### TASK DESCRIPTION
Print exactly the lines from the first one down to the line that contains "const scugogRiverPct = [8, 7, 6];", both included, and skip the pictures.

═══

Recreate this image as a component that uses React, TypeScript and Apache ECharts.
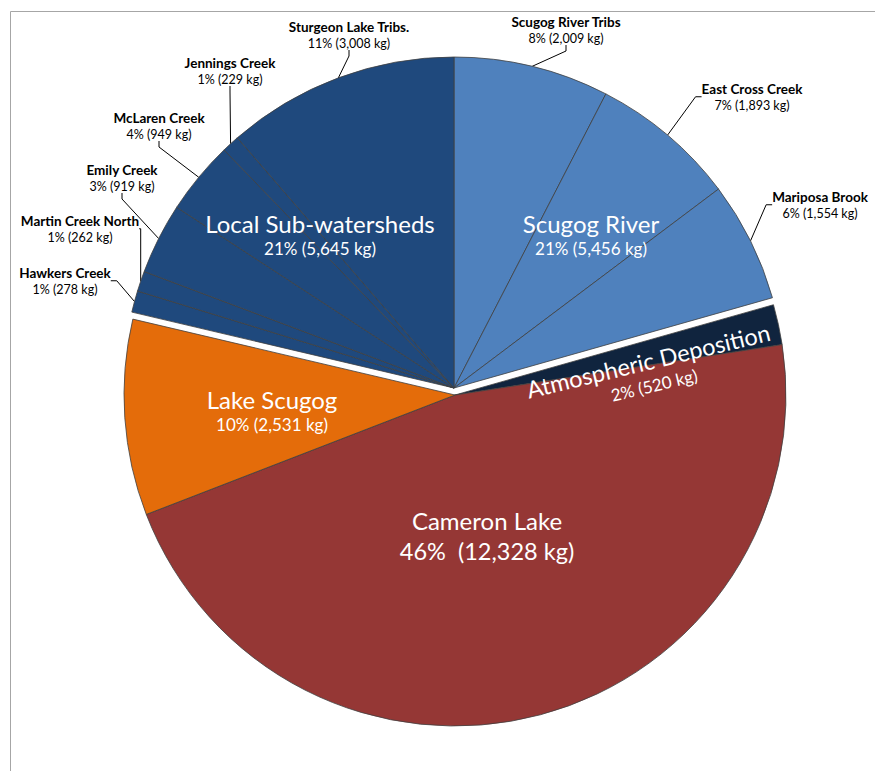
import React, { useEffect, useRef } from 'react';
import * as echarts from 'echarts';

// ---- data ----
const scugogRiverParts = ['Scugog River Tribs', 'East Cross Creek', 'Mariposa Brook'];
const scugogRiverKg = [2009, 1893, 1554];
const scugogRiverPct = [8, 7, 6];

const localParts = ['Hawkers Creek', 'Martin Creek North', 'Emily Creek', 'McLaren Creek', 'Jennings Creek', 'Sturgeon Lake Tribs.'];
const localKg = [278, 262, 919, 949, 229, 3008];
const localPct = [1, 1, 3, 4, 1, 11];

// clockwise from 12 o'clock
const groupNames = ['Scugog River', 'Atmospheric Deposition', 'Cameron Lake', 'Lake Scugog', 'Local Sub-watersheds'];
const groupKg = [5456, 520, 12328, 2531, 5645];
const groupPct = [21, 2, 46, 10, 21];

// ---- styles ----
const FONT = 'Lato, "Noto Sans", sans-serif';
const COLORS: Record<string, string> = {
  'Scugog River': '#4F81BD',
  'Atmospheric Deposition': '#10243E',
  'Cameron Lake': '#953735',
  'Lake Scugog': '#E46C0A',
  'Local Sub-watersheds': '#1F497D',
};
const UPPER_CENTER = [454, 388];
const LOWER_CENTER = [455, 395];
const RADIUS = 331;

// label block centres (layout only)
const subLabelPos: Record<string, [number, number]> = {
  'Scugog River Tribs': [566, 30],
  'East Cross Creek': [752, 97],
  'Mariposa Brook': [820, 205],
  'Hawkers Creek': [65, 281],
  'Martin Creek North': [80, 229],
  'Emily Creek': [122, 178],
  'McLaren Creek': [159, 126],
  'Jennings Creek': [230, 71],
  'Sturgeon Lake Tribs.': [349, 35],
};
const groupLabelPos: Record<string, [number, number]> = {
  'Scugog River': [591, 235],
  'Atmospheric Deposition': [651, 372],
  'Cameron Lake': [487, 537],
  'Lake Scugog': [272, 411],
  'Local Sub-watersheds': [320, 235],
};

const fmt = (v: number) => v.toLocaleString('en-US');

type Slice = { name: string; value: number; pct: number; color: string; upper: boolean; sub: boolean };

const slices: Slice[] = [
  ...scugogRiverParts.map((n, i) => ({ name: n, value: scugogRiverKg[i], pct: scugogRiverPct[i], color: COLORS['Scugog River'], upper: true, sub: true })),
  ...[1, 2, 3].map((g) => ({ name: groupNames[g], value: groupKg[g], pct: groupPct[g], color: COLORS[groupNames[g]], upper: false, sub: false })),
  ...localParts.map((n, i) => ({ name: n, value: localKg[i], pct: localPct[i], color: COLORS['Local Sub-watersheds'], upper: true, sub: true })),
];

const layerData = (upper: boolean) =>
  slices.map((s) =>
    s.upper === upper
      ? {
          name: s.name,
          value: s.value,
          itemStyle: { color: s.color, borderColor: '#404040', borderWidth: 0.8 },
          label: s.sub
            ? { show: true, formatter: `{n|${s.name}}\n{v|${s.pct}% (${fmt(s.value)} kg)}` }
            : { show: false },
          labelLine: { show: s.sub },
        }
      : {
          name: s.name,
          value: s.value,
          itemStyle: { color: 'rgba(0,0,0,0)', borderWidth: 0 },
          label: { show: false },
          labelLine: { show: false },
        }
  );

const subRich = {
  n: { fontFamily: FONT, fontWeight: 'bold', fontSize: 13.5, color: '#000', lineHeight: 17, align: 'center' },
  v: { fontFamily: FONT, fontSize: 12.5, color: '#000', lineHeight: 17, align: 'center' },
};

const layerSeries = (upper: boolean) => ({
  type: 'pie',
  center: upper ? UPPER_CENTER : LOWER_CENTER,
  radius: RADIUS,
  startAngle: 90,
  clockwise: true,
  avoidLabelOverlap: false,
  silent: true,
  z: 2,
  label: { position: 'outside', rich: subRich, fontFamily: FONT },
  labelLine: { length: 10, length2: 6, smooth: false, lineStyle: { color: '#000', width: 1 } },
  labelLayout: (p: any) => {
    const s = slices[p.dataIndex];
    const pos = s ? subLabelPos[s.name] : undefined;
    if (!pos) return {};
    return { x: pos[0], y: pos[1], align: 'center', verticalAlign: 'middle' };
  },
  emphasis: { disabled: true },
  data: layerData(upper),
});

const groupLabelData = groupNames.map((n, i) => {
  const big = n === 'Cameron Lake';
  const atm = n === 'Atmospheric Deposition';
  const valText = big ? `${groupPct[i]}%  (${fmt(groupKg[i])} kg)` : `${groupPct[i]}% (${fmt(groupKg[i])} kg)`;
  return {
    name: n,
    value: groupKg[i],
    label: {
      show: true,
      rotate: atm ? 13.5 : 0,
      formatter: `{${atm ? 'na' : 'n'}|${n}}\n{${big ? 'vb' : 'v'}|${valText}}`,
    },
  };
});

export default function App() {
  const ref = useRef<HTMLDivElement>(null);
  useEffect(() => {
    if (!ref.current) return;
    const chart = echarts.init(ref.current, undefined, { renderer: 'svg' });
    chart.setOption({
      animation: false,
      backgroundColor: '#ffffff',
      graphic: [
        {
          type: 'rect',
          shape: { x: 10.5, y: 11.5, width: 900, height: 800 },
          style: { fill: 'none', stroke: '#a6a6a6', lineWidth: 1 },
          silent: true,
          z: 0,
        },
      ],
      series: [
        layerSeries(false),
        layerSeries(true),
        {
          type: 'pie',
          center: LOWER_CENTER,
          radius: RADIUS,
          startAngle: 90,
          clockwise: true,
          avoidLabelOverlap: false,
          silent: true,
          z: 5,
          itemStyle: { color: 'rgba(0,0,0,0)', borderWidth: 0 },
          label: {
            position: 'inside',
            color: '#fff',
            rich: {
              n: { fontFamily: FONT, fontSize: 24, color: '#fff', lineHeight: 27, align: 'center' },
              na: { fontFamily: FONT, fontSize: 23.5, color: '#fff', lineHeight: 27, align: 'center' },
              v: { fontFamily: FONT, fontSize: 17, color: '#fff', lineHeight: 23, align: 'center' },
              vb: { fontFamily: FONT, fontSize: 23.5, color: '#fff', lineHeight: 34, align: 'center' },
            },
          },
          labelLine: { show: false },
          labelLayout: (p: any) => {
            const pos = groupLabelPos[groupNames[p.dataIndex]];
            if (!pos) return {};
            return { x: pos[0], y: pos[1], align: 'center', verticalAlign: 'middle' };
          },
          emphasis: { disabled: true },
          data: groupLabelData,
        },
      ],
    });
    return () => chart.dispose();
  }, []);
  return (
    <div
      ref={ref}
      style={{ position: 'absolute', left: 0, top: 0, width: 875, height: 771, background: '#fff' }}
    />
  );
}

═══

### RESULT OF THE EXERCISE
Recreate this image as a component that uses React, TypeScript and Apache ECharts.
import React, { useEffect, useRef } from 'react';
import * as echarts from 'echarts';

// ---- data ----
const scugogRiverParts = ['Scugog River Tribs', 'East Cross Creek', 'Mariposa Brook'];
const scugogRiverKg = [2009, 1893, 1554];
const scugogRiverPct = [8, 7, 6];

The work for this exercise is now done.